### JOB
Each line below should be retyped exactly, with no pictures.

## START RECORDED INFORMATION

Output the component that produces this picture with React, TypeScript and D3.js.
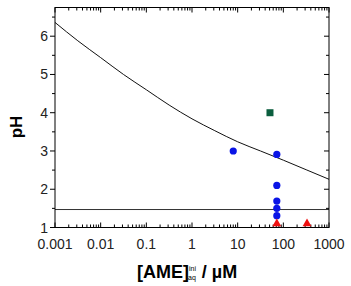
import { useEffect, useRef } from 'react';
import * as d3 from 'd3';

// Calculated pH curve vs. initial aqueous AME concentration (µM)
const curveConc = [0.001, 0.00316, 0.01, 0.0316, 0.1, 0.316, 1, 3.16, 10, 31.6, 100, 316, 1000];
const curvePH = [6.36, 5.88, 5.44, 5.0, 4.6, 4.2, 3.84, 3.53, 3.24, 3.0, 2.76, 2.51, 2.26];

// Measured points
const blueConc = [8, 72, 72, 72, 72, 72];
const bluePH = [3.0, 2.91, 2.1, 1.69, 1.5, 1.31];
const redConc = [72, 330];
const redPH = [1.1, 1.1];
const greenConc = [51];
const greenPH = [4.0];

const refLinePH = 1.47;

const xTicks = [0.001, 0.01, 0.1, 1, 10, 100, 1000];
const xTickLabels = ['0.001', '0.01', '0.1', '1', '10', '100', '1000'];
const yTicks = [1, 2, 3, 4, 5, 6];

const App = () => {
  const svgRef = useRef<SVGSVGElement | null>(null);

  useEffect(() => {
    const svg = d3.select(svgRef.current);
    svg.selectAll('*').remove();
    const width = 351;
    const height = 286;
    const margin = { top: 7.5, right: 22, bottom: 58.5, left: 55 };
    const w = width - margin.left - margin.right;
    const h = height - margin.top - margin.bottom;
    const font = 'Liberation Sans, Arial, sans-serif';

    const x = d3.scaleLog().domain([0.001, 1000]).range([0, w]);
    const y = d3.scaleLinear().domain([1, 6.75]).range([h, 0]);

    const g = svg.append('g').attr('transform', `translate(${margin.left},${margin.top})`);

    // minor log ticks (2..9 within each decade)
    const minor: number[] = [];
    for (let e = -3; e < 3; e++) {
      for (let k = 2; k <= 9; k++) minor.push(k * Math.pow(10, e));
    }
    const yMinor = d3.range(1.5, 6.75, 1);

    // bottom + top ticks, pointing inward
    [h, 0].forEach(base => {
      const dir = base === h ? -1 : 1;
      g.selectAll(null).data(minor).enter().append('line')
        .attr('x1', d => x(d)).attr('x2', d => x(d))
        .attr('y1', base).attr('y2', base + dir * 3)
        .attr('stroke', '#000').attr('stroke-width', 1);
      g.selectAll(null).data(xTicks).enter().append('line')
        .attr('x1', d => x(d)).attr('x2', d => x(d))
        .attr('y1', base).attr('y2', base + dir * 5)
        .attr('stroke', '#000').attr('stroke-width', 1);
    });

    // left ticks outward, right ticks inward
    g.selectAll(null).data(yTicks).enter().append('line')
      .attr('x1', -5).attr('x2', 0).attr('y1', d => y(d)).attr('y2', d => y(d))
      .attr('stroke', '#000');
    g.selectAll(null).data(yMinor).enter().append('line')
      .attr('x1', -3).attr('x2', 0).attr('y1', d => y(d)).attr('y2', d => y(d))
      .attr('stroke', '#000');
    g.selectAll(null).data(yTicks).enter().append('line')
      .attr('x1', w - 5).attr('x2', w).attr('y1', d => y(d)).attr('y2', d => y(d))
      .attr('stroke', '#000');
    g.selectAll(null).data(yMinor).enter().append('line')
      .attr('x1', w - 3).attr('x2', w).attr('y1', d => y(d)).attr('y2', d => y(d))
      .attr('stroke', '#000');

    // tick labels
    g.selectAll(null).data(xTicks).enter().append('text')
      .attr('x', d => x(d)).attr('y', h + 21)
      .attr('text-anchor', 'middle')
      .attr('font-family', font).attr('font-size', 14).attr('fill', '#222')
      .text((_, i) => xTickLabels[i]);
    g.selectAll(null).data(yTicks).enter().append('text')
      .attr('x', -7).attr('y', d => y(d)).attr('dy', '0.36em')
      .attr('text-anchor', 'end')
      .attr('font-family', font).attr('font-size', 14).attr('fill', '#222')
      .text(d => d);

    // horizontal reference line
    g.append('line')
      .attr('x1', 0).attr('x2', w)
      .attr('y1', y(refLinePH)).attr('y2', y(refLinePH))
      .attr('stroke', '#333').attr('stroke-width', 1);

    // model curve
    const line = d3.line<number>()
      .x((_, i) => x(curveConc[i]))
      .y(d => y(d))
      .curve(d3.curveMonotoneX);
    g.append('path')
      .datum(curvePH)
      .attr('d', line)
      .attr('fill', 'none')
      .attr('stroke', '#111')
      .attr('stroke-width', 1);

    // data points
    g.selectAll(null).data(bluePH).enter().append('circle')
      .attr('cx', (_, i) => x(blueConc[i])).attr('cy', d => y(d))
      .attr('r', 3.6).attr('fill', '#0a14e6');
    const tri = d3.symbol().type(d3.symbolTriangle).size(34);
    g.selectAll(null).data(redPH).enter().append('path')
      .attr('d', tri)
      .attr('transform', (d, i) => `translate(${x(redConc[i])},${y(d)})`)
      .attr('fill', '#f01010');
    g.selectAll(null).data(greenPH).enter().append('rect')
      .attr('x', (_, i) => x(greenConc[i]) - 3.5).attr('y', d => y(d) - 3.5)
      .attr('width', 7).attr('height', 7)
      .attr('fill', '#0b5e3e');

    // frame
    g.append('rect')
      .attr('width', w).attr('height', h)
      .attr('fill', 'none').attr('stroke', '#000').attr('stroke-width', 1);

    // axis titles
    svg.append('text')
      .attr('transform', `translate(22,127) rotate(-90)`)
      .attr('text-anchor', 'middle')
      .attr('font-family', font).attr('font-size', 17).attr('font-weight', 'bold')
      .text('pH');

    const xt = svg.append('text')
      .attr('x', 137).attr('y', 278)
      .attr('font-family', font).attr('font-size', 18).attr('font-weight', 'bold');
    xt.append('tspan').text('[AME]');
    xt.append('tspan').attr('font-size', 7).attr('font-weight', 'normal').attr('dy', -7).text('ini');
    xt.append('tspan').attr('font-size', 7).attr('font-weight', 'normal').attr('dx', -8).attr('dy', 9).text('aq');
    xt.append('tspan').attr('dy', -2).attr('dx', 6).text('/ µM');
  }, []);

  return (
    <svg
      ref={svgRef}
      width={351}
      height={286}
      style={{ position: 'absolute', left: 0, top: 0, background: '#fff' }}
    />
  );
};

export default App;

## END RECORDED INFORMATION

### REPLY TO THE TASK
Output the component that produces this picture with React, TypeScript and D3.js.
import { useEffect, useRef } from 'react';
import * as d3 from 'd3';

// Calculated pH curve vs. initial aqueous AME concentration (µM)
const curveConc = [0.001, 0.00316, 0.01, 0.0316, 0.1, 0.316, 1, 3.16, 10, 31.6, 100, 316, 1000];
const curvePH = [6.36, 5.88, 5.44, 5.0, 4.6, 4.2, 3.84, 3.53, 3.24, 3.0, 2.76, 2.51, 2.26];

// Measured points
const blueConc = [8, 72, 72, 72, 72, 72];
const bluePH = [3.0, 2.91, 2.1, 1.69, 1.5, 1.31];
const redConc = [72, 330];
const redPH = [1.1, 1.1];
const greenConc = [51];
const greenPH = [4.0];

const refLinePH = 1.47;

const xTicks = [0.001, 0.01, 0.1, 1, 10, 100, 1000];
const xTickLabels = ['0.001', '0.01', '0.1', '1', '10', '100', '1000'];
const yTicks = [1, 2, 3, 4, 5, 6];

const App = () => {
  const svgRef = useRef<SVGSVGElement | null>(null);

  useEffect(() => {
    const svg = d3.select(svgRef.current);
    svg.selectAll('*').remove();
    const width = 351;
    const height = 286;
    const margin = { top: 7.5, right: 22, bottom: 58.5, left: 55 };
    const w = width - margin.left - margin.right;
    const h = height - margin.top - margin.bottom;
    const font = 'Liberation Sans, Arial, sans-serif';

    const x = d3.scaleLog().domain([0.001, 1000]).range([0, w]);
    const y = d3.scaleLinear().domain([1, 6.75]).range([h, 0]);

    const g = svg.append('g').attr('transform', `translate(${margin.left},${margin.top})`);

    // minor log ticks (2..9 within each decade)
    const minor: number[] = [];
    for (let e = -3; e < 3; e++) {
      for (let k = 2; k <= 9; k++) minor.push(k * Math.pow(10, e));
    }
    const yMinor = d3.range(1.5, 6.75, 1);

    // bottom + top ticks, pointing inward
    [h, 0].forEach(base => {
      const dir = base === h ? -1 : 1;
      g.selectAll(null).data(minor).enter().append('line')
        .attr('x1', d => x(d)).attr('x2', d => x(d))
        .attr('y1', base).attr('y2', base + dir * 3)
        .attr('stroke', '#000').attr('stroke-width', 1);
      g.selectAll(null).data(xTicks).enter().append('line')
        .attr('x1', d => x(d)).attr('x2', d => x(d))
        .attr('y1', base).attr('y2', base + dir * 5)
        .attr('stroke', '#000').attr('stroke-width', 1);
    });

    // left ticks outward, right ticks inward
    g.selectAll(null).data(yTicks).enter().append('line')
      .attr('x1', -5).attr('x2', 0).attr('y1', d => y(d)).attr('y2', d => y(d))
      .attr('stroke', '#000');
    g.selectAll(null).data(yMinor).enter().append('line')
      .attr('x1', -3).attr('x2', 0).attr('y1', d => y(d)).attr('y2', d => y(d))
      .attr('stroke', '#000');
    g.selectAll(null).data(yTicks).enter().append('line')
      .attr('x1', w - 5).attr('x2', w).attr('y1', d => y(d)).attr('y2', d => y(d))
      .attr('stroke', '#000');
    g.selectAll(null).data(yMinor).enter().append('line')
      .attr('x1', w - 3).attr('x2', w).attr('y1', d => y(d)).attr('y2', d => y(d))
      .attr('stroke', '#000');

    // tick labels
    g.selectAll(null).data(xTicks).enter().append('text')
      .attr('x', d => x(d)).attr('y', h + 21)
      .attr('text-anchor', 'middle')
      .attr('font-family', font).attr('font-size', 14).attr('fill', '#222')
      .text((_, i) => xTickLabels[i]);
    g.selectAll(null).data(yTicks).enter().append('text')
      .attr('x', -7).attr('y', d => y(d)).attr('dy', '0.36em')
      .attr('text-anchor', 'end')
      .attr('font-family', font).attr('font-size', 14).attr('fill', '#222')
      .text(d => d);

    // horizontal reference line
    g.append('line')
      .attr('x1', 0).attr('x2', w)
      .attr('y1', y(refLinePH)).attr('y2', y(refLinePH))
      .attr('stroke', '#333').attr('stroke-width', 1);

    // model curve
    const line = d3.line<number>()
      .x((_, i) => x(curveConc[i]))
      .y(d => y(d))
      .curve(d3.curveMonotoneX);
    g.append('path')
      .datum(curvePH)
      .attr('d', line)
      .attr('fill', 'none')
      .attr('stroke', '#111')
      .attr('stroke-width', 1);

    // data points
    g.selectAll(null).data(bluePH).enter().append('circle')
      .attr('cx', (_, i) => x(blueConc[i])).attr('cy', d => y(d))
      .attr('r', 3.6).attr('fill', '#0a14e6');
    const tri = d3.symbol().type(d3.symbolTriangle).size(34);
    g.selectAll(null).data(redPH).enter().append('path')
      .attr('d', tri)
      .attr('transform', (d, i) => `translate(${x(redConc[i])},${y(d)})`)
      .attr('fill', '#f01010');
    g.selectAll(null).data(greenPH).enter().append('rect')
      .attr('x', (_, i) => x(greenConc[i]) - 3.5).attr('y', d => y(d) - 3.5)
      .attr('width', 7).attr('height', 7)
      .attr('fill', '#0b5e3e');

    // frame
    g.append('rect')
      .attr('width', w).attr('height', h)
      .attr('fill', 'none').attr('stroke', '#000').attr('stroke-width', 1);

    // axis titles
    svg.append('text')
      .attr('transform', `translate(22,127) rotate(-90)`)
      .attr('text-anchor', 'middle')
      .attr('font-family', font).attr('font-size', 17).attr('font-weight', 'bold')
      .text('pH');

    const xt = svg.append('text')
      .attr('x', 137).attr('y', 278)
      .attr('font-family', font).attr('font-size', 18).attr('font-weight', 'bold');
    xt.append('tspan').text('[AME]');
    xt.append('tspan').attr('font-size', 7).attr('font-weight', 'normal').attr('dy', -7).text('ini');
    xt.append('tspan').attr('font-size', 7).attr('font-weight', 'normal').attr('dx', -8).attr('dy', 9).text('aq');
    xt.append('tspan').attr('dy', -2).attr('dx', 6).text('/ µM');
  }, []);

  return (
    <svg
      ref={svgRef}
      width={351}
      height={286}
      style={{ position: 'absolute', left: 0, top: 0, background: '#fff' }}
    />
  );
};

export default App;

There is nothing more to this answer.